# START OF Data lines

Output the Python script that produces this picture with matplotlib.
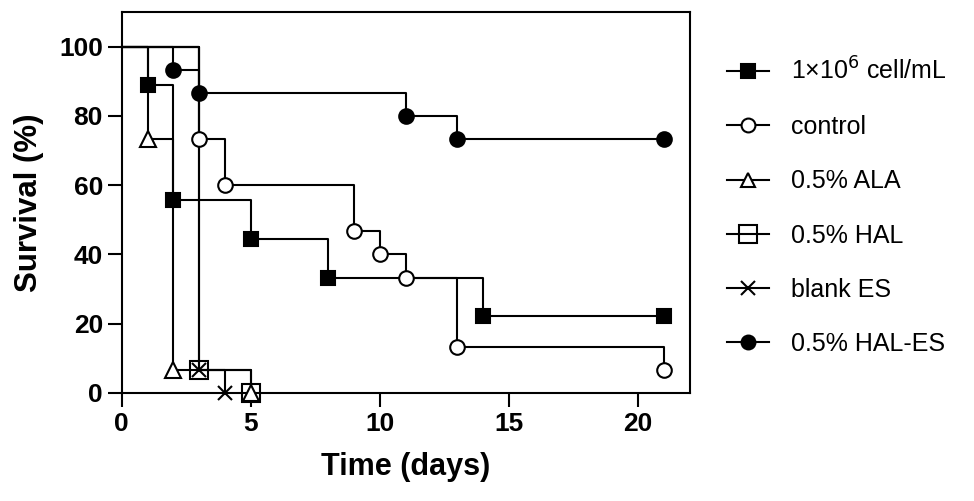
import matplotlib
matplotlib.use("Agg")
import matplotlib.pyplot as plt

plt.rcParams['font.family'] = ['Liberation Sans', 'DejaVu Sans']

labels = ['1×10$^{6}$ cell/mL', 'control', '0.5% ALA', '0.5% HAL', 'blank ES', '0.5% HAL-ES']

t_cell = [0, 1, 2, 5, 8, 14, 21]
s_cell = [100, 88.9, 55.6, 44.4, 33.3, 22.2, 22.2]

t_ctrl = [0, 3, 4, 9, 10, 11, 13, 21]
s_ctrl = [100, 73.3, 60, 46.7, 40, 33.3, 13.3, 6.7]

t_ala = [0, 1, 2, 5]
s_ala = [100, 73.3, 6.7, 0]

t_hal = [0, 3, 5]
s_hal = [100, 6.7, 0]

t_blank = [0, 3, 4]
s_blank = [100, 6.7, 0]

t_hales = [0, 2, 3, 11, 13, 21]
s_hales = [100, 93.3, 86.7, 80, 73.3, 73.3]

x_ticks = [0, 5, 10, 15, 20]
y_ticks = [0, 20, 40, 60, 80, 100]

series = [
    (t_cell, s_cell, dict(marker='s', mfc='black', ms=10)),
    (t_ctrl, s_ctrl, dict(marker='o', mfc='white', ms=10.5)),
    (t_ala, s_ala, dict(marker='^', mfc='white', ms=11)),
    (t_hal, s_hal, dict(marker='s', mfc='none', ms=13.5)),
    (t_blank, s_blank, dict(marker='x', mfc='none', ms=10)),
    (t_hales, s_hales, dict(marker='o', mfc='black', ms=10.5)),
]

fig = plt.figure(figsize=(9.74, 5.01), dpi=100)
ax = fig.add_axes([0.125, 0.216, 0.583, 0.76])

handles = []
for (t, s, mk), lab in zip(series, labels):
    ax.step(t, s, where='post', color='black', lw=1.5, clip_on=False, zorder=2)
    ax.plot(t[1:], s[1:], linestyle='none', color='black', mec='black', mew=1.5,
            clip_on=False, zorder=3, **mk)
    h, = ax.plot([], [], color='black', lw=1.5, mec='black', mew=1.5, **mk)
    handles.append(h)

ax.set_xlim(0, 22)
ax.set_ylim(0, 110)
ax.set_xticks(x_ticks)
ax.set_yticks(y_ticks)
for sp in ax.spines.values():
    sp.set_linewidth(1.5)
ax.tick_params(direction='out', length=10, width=1.5, pad=3.5, labelsize=19)
for lab in ax.get_xticklabels() + ax.get_yticklabels():
    lab.set_fontweight('bold')

ax.set_xlabel('Time (days)', fontsize=22, fontweight='bold', labelpad=12)
ax.set_ylabel('Survival (%)', fontsize=22.5, fontweight='bold', labelpad=11)

leg = fig.legend(handles, labels, loc='upper left', bbox_to_anchor=(0.736, 0.905),
                 frameon=False, fontsize=18, handlelength=1.7, handletextpad=0.85,
                 labelspacing=1.21, borderaxespad=0, markerscale=0.95)

fig.savefig('out.png', dpi=100)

# END OF Data lines

→ What to work on: Extract all the data above exactly, excluding every picture.

→ Exercise response:
Output the Python script that produces this picture with matplotlib.
import matplotlib
matplotlib.use("Agg")
import matplotlib.pyplot as plt

plt.rcParams['font.family'] = ['Liberation Sans', 'DejaVu Sans']

labels = ['1×10$^{6}$ cell/mL', 'control', '0.5% ALA', '0.5% HAL', 'blank ES', '0.5% HAL-ES']

t_cell = [0, 1, 2, 5, 8, 14, 21]
s_cell = [100, 88.9, 55.6, 44.4, 33.3, 22.2, 22.2]

t_ctrl = [0, 3, 4, 9, 10, 11, 13, 21]
s_ctrl = [100, 73.3, 60, 46.7, 40, 33.3, 13.3, 6.7]

t_ala = [0, 1, 2, 5]
s_ala = [100, 73.3, 6.7, 0]

t_hal = [0, 3, 5]
s_hal = [100, 6.7, 0]

t_blank = [0, 3, 4]
s_blank = [100, 6.7, 0]

t_hales = [0, 2, 3, 11, 13, 21]
s_hales = [100, 93.3, 86.7, 80, 73.3, 73.3]

x_ticks = [0, 5, 10, 15, 20]
y_ticks = [0, 20, 40, 60, 80, 100]

series = [
    (t_cell, s_cell, dict(marker='s', mfc='black', ms=10)),
    (t_ctrl, s_ctrl, dict(marker='o', mfc='white', ms=10.5)),
    (t_ala, s_ala, dict(marker='^', mfc='white', ms=11)),
    (t_hal, s_hal, dict(marker='s', mfc='none', ms=13.5)),
    (t_blank, s_blank, dict(marker='x', mfc='none', ms=10)),
    (t_hales, s_hales, dict(marker='o', mfc='black', ms=10.5)),
]

fig = plt.figure(figsize=(9.74, 5.01), dpi=100)
ax = fig.add_axes([0.125, 0.216, 0.583, 0.76])

handles = []
for (t, s, mk), lab in zip(series, labels):
    ax.step(t, s, where='post', color='black', lw=1.5, clip_on=False, zorder=2)
    ax.plot(t[1:], s[1:], linestyle='none', color='black', mec='black', mew=1.5,
            clip_on=False, zorder=3, **mk)
    h, = ax.plot([], [], color='black', lw=1.5, mec='black', mew=1.5, **mk)
    handles.append(h)

ax.set_xlim(0, 22)
ax.set_ylim(0, 110)
ax.set_xticks(x_ticks)
ax.set_yticks(y_ticks)
for sp in ax.spines.values():
    sp.set_linewidth(1.5)
ax.tick_params(direction='out', length=10, width=1.5, pad=3.5, labelsize=19)
for lab in ax.get_xticklabels() + ax.get_yticklabels():
    lab.set_fontweight('bold')

ax.set_xlabel('Time (days)', fontsize=22, fontweight='bold', labelpad=12)
ax.set_ylabel('Survival (%)', fontsize=22.5, fontweight='bold', labelpad=11)

leg = fig.legend(handles, labels, loc='upper left', bbox_to_anchor=(0.736, 0.905),
                 frameon=False, fontsize=18, handlelength=1.7, handletextpad=0.85,
                 labelspacing=1.21, borderaxespad=0, markerscale=0.95)

fig.savefig('out.png', dpi=100)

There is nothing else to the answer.